Mortgage rates remained favorable last week, with the headline 30-year, fixed mortgage rate unchanged at 3.13%. The other two most common rates, the 15-year fixed and 1- or 5-year ARMs, also were virtually unchanged from the prior week.

But according to the Mortgage Bankers Association’s weekly survey, applications for mortgages fell during the week of June 19, even though applications are still running significantly higher than they were a year ago.

Low mortgage rates have helped cushion the negative impact of the pandemic shutdown on the economy, and the housing market in particular. Fannie Mae’s survey of consumer sentiment  showed a modest improvement in May, following a precipitous drop in the prior two months. The survey reveals that 32% of Americans believe it’s a good time to sell a home, while 52% believe it’s a good time to buy a home.

Manuel Gutierrez, Consulting Economist to NKBA

Explanation of NKBA’s Economic Indicators Dashboard

The dashboard displays the latest value of each economic indicator with a colored triangle that highlights visually the recent trend for each of the drivers. “Green” is a positive signal, indicating that the latest value is improving; “Yellow,” as it’s commonly understood, denotes caution because the variable may be changing direction; “Red” indicates that the variable in question is declining, both in its current value and in relation to the recent past.

Note that all the data, except for “mortgage rate” and “appliance-store sales” are seasonally adjusted and are represented at annual rates.

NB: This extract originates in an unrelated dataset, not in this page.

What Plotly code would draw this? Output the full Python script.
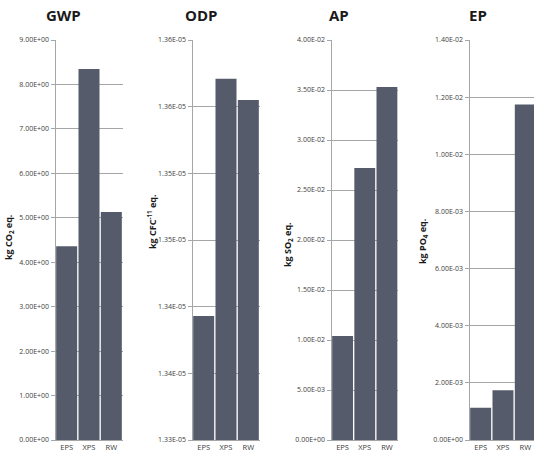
import plotly.graph_objects as go

categories = ["EPS", "XPS", "RW"]

gwp_values = [4.36, 8.35, 5.13]
odp_values = [1.3393e-05, 1.3571e-05, 1.3555e-05]
ap_values = [0.0104, 0.0272, 0.0353]
ep_values = [0.00113, 0.00174, 0.01174]

gwp_ticks = [0, 1, 2, 3, 4, 5, 6, 7, 8, 9]
gwp_ticktext = ["0.00E+00", "1.00E+00", "2.00E+00", "3.00E+00", "4.00E+00",
                "5.00E+00", "6.00E+00", "7.00E+00", "8.00E+00", "9.00E+00"]
odp_ticks = [1.330e-05, 1.335e-05, 1.340e-05, 1.345e-05, 1.350e-05, 1.355e-05, 1.360e-05]
odp_ticktext = ["1.33E-05", "1.34E-05", "1.34E-05", "1.35E-05", "1.35E-05", "1.36E-05", "1.36E-05"]
ap_ticks = [0, 0.005, 0.01, 0.015, 0.02, 0.025, 0.03, 0.035, 0.04]
ap_ticktext = ["0.00E+00", "5.00E-03", "1.00E-02", "1.50E-02", "2.00E-02",
               "2.50E-02", "3.00E-02", "3.50E-02", "4.00E-02"]
ep_ticks = [0, 0.002, 0.004, 0.006, 0.008, 0.010, 0.012, 0.014]
ep_ticktext = ["0.00E+00", "2.00E-03", "4.00E-03", "6.00E-03", "8.00E-03",
               "1.00E-02", "1.20E-02", "1.40E-02"]

titles = ["GWP", "ODP", "AP", "EP"]
unit_labels = ["kg CO<sub>2</sub> eq.", "kg CFC<sup>-11</sup> eq.",
               "kg SO<sub>2</sub> eq.", "kg PO<sub>4</sub> eq."]

W, H = 534, 462
BAR = "#565b6c"
GRID = "#a6a6a6"
FONT = "Open Sans, Liberation Sans, sans-serif"

panels = [
    dict(vals=gwp_values, ticks=gwp_ticks, text=gwp_ticktext, yr=[0, 9],
         x0=55.5, x1=122.5, xr=[-0.5, 2.5], tx=63, ux=9, uy=237),
    dict(vals=odp_values, ticks=odp_ticks, text=odp_ticktext, yr=[1.33e-05, 1.36e-05],
         x0=192.5, x1=259.5, xr=[-0.5, 2.5], tx=201, ux=152, uy=222),
    dict(vals=ap_values, ticks=ap_ticks, text=ap_ticktext, yr=[0, 0.04],
         x0=331.5, x1=398, xr=[-0.5, 2.5], tx=339, ux=288, uy=245),
    dict(vals=ep_values, ticks=ep_ticks, text=ep_ticktext, yr=[0, 0.014],
         x0=469.5, x1=534, xr=[-0.5, 2.39], tx=478, ux=423, uy=241),
]

fig = go.Figure()
annotations = []
y_dom = [1 - 440 / H, 1 - 40 / H]

for i, p in enumerate(panels):
    n = "" if i == 0 else str(i + 1)
    fig.add_trace(go.Bar(x=categories, y=p["vals"], marker=dict(color=BAR, line=dict(width=0)),
                         xaxis="x" + n, yaxis="y" + n, showlegend=False))
    fig.layout["xaxis" + n] = dict(
        domain=[p["x0"] / W, min(p["x1"] / W, 1)], range=p["xr"], anchor="y" + n,
        showgrid=False, showline=True, linecolor=GRID, linewidth=1,
        ticks="", tickfont=dict(family=FONT, size=7.5, color="#404040"),
        automargin=False, fixedrange=True)
    fig.layout["yaxis" + n] = dict(
        domain=y_dom, range=p["yr"], anchor="x" + n,
        tickvals=p["ticks"], ticktext=p["text"],
        showgrid=True, gridcolor=GRID, gridwidth=1,
        showline=True, linecolor=GRID, linewidth=1,
        ticks="outside", ticklen=4, tickcolor=GRID,
        tickfont=dict(family=FONT, size=7, color="#404040"),
        zeroline=False, automargin=False, fixedrange=True)
    annotations.append(dict(text="<b>" + titles[i] + "</b>", x=p["tx"] / W, y=1 - 15 / H,
                            xref="paper", yref="paper", showarrow=False,
                            xanchor="center", yanchor="middle",
                            font=dict(family=FONT, size=15, color="#1a1a1a")))
    annotations.append(dict(text="<b>" + unit_labels[i] + "</b>", x=p["ux"] / W, y=1 - p["uy"] / H,
                            xref="paper", yref="paper", showarrow=False, textangle=-90,
                            xanchor="center", yanchor="middle",
                            font=dict(family=FONT, size=9, color="#1a1a1a")))

fig.update_layout(
    width=W, height=H, margin=dict(l=0, r=0, t=0, b=0),
    paper_bgcolor="white", plot_bgcolor="white",
    bargap=0.06, annotations=annotations,
)

fig.write_html("out.html", config={"displayModeBar": False},
               post_script="document.body.style.margin='0';document.body.style.overflow='hidden';")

Remodeling Expenditures. This is the amount of money spent on home improvement projects during the month in question. It covers all work done for privately owned homes (excludes rentals, etc.). The data are in billions of dollars and are issued monthly by the U.S. Department of Commerce.

Single-Family Starts.  This is the number of single-family houses for which construction was started in the given month. The data are in thousands of houses and are issued monthly by the U.S. Department of Commerce.

Existing-Home Sales. These data are issued monthly by the National Association of Realtors and capture the number of existing homes that were sold in the previous month.

High-End Home Sales. This series are sales of new homes priced at $500,000 and higher. The data are released quarterly by the U.S. Department of Commerce and are not seasonally adjusted. Thus, a valid comparison is made to the same quarter of prior year.

Mortgage Rate. We have chosen the rate on 30-year conventional loans that is issued by the Federal Home Loan Mortgage Corporation (known popularly as Freddie Mac.) Although there are a large number of mortgage instruments available to consumers, this one is still the most commonly used.

Employees in Residential Remodeling. This indicator denotes the number of individuals employed in construction firms that do mostly residential remodeling work.

Building-Materials Sales. These data, released monthly by the Department of Commerce, capture total sales of building materials, regardless of whether consumers or contractors purchased them. However, we should caution that the data also includes sales to projects other than residential houses.

Appliance-Store Sales. This driver captures the monthly sales of stores that sell mostly household appliances; the data are stated at an annual rate. We should not confuse this driver with total appliance sales, since they are sold by other types of stores such as home centers.